An alarm represents a stateful condition of the server or a resource that can indicate a problem, such as low disk space or external server unavailability. A gauge defines a set of threshold values with a specified severity that, when crossed, cause the server to enter or exit an alarm state. Gauges are used for monitoring continuous values like CPU load or free disk space (Numeric Gauge), or an enumerated set of values such as 'server available' or ‘server unavailable’ (Indicator Gauge). Gauges generate alarms, when the gauge’s severity changes because of changes in the monitored value. Like alerts, alarms have severity (NORMAL, WARNING, MINOR, MAJOR, CRITICAL), name, and message. Alarms will always have a Condition property, and can have a Specific Problem or Resource property. If surfaced through SNMP, a Probable Cause property and Alarm Type property are also listed. Alarms can be configured to generate alerts when the alarm's severity changes.
There are two alert types supported by the server - standard and alarm-specific. The
server constantly monitors for conditions that might need attention by administrators,
such as low disk space. For this condition, the standard alert is
low-disk-space-warning
, and the alarm-specific alert is
alarm-warning
. The server can be configured to generate
alarm-specific alerts instead of, or in addition to, standard alerts. By default,
standard alerts are generated for conditions internally monitored by the server.
However, gauges can only generate alarm alerts.
The server installs a set of gauges that are specific to the product and that can be
cloned or configured through the dsconfig
tool. Existing gauges can be
tailored to fit each environment by adjusting the update interval and threshold values.
Configuration of system gauges determines the criteria by which alarms are triggered.
The Stats Logger can be used to view historical information about the value and severity
of all system gauges.
PingData servers are compliant with the International Telecommunication Union CCITT
Recommendation X.733 (1992) standard for generating and clearing alarms. If configured,
entering or exiting an alarm state can result in one or more alerts. An alarm state is
exited when the condition no longer applies. An alarm_cleared
alert
type is generated by the system when an alarm's severity changes from a non-normal
severity to any other severity. An alarm_cleared
alert will correlate
to a previous alarm when Condition and Resource property are the same.

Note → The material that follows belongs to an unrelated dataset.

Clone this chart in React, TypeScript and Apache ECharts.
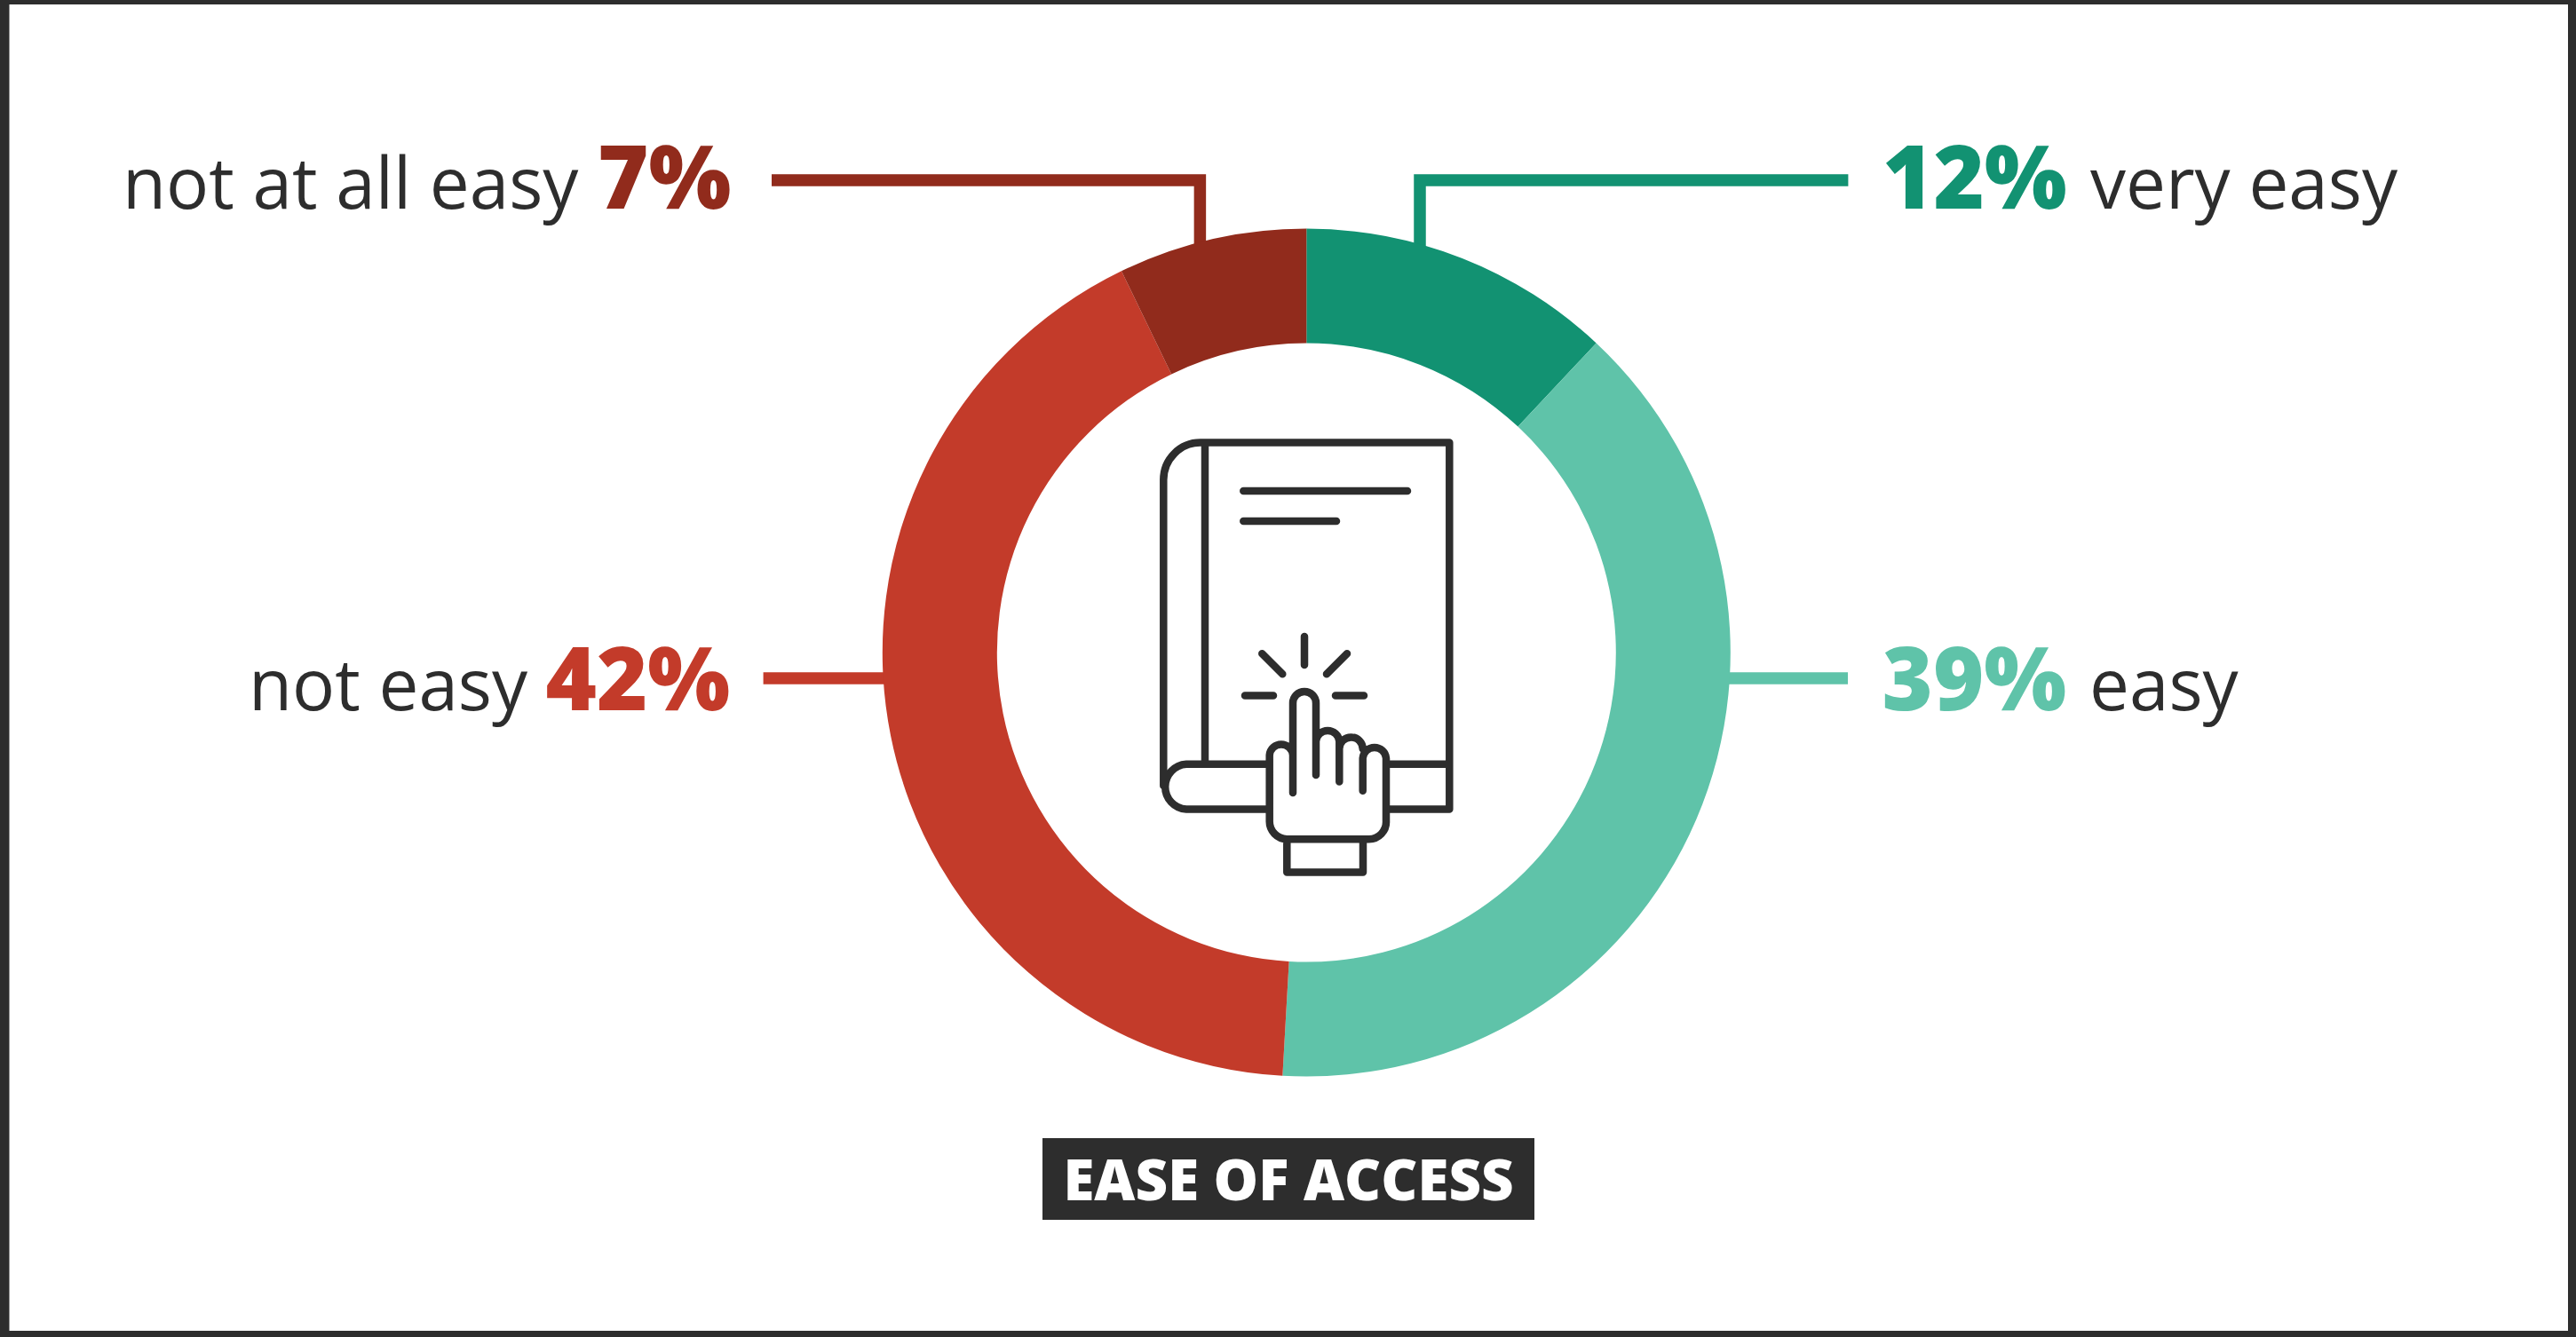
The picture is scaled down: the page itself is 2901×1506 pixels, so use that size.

The Alarm
Manager, which governs the actions performed when an alarm state is entered, is
configurable through the dsconfig
tool and administrative console.
Like the Alerts Backend, which stores information in cn=alerts
, the
Alarm Backend stores information within the cn=alarms
backend. Unlike
alerts, alarm thresholds have a state over time that can change in severity and be
cleared when a monitored value returns to normal. Alarms can be viewed with the
status
tool. As with other alert types, alert handlers can be
configured to manage the alerts generated by alarms. A complete listing of system
alerts, alarms, and their severity is available in
<server-root>/docs/admin-alerts-list.csv.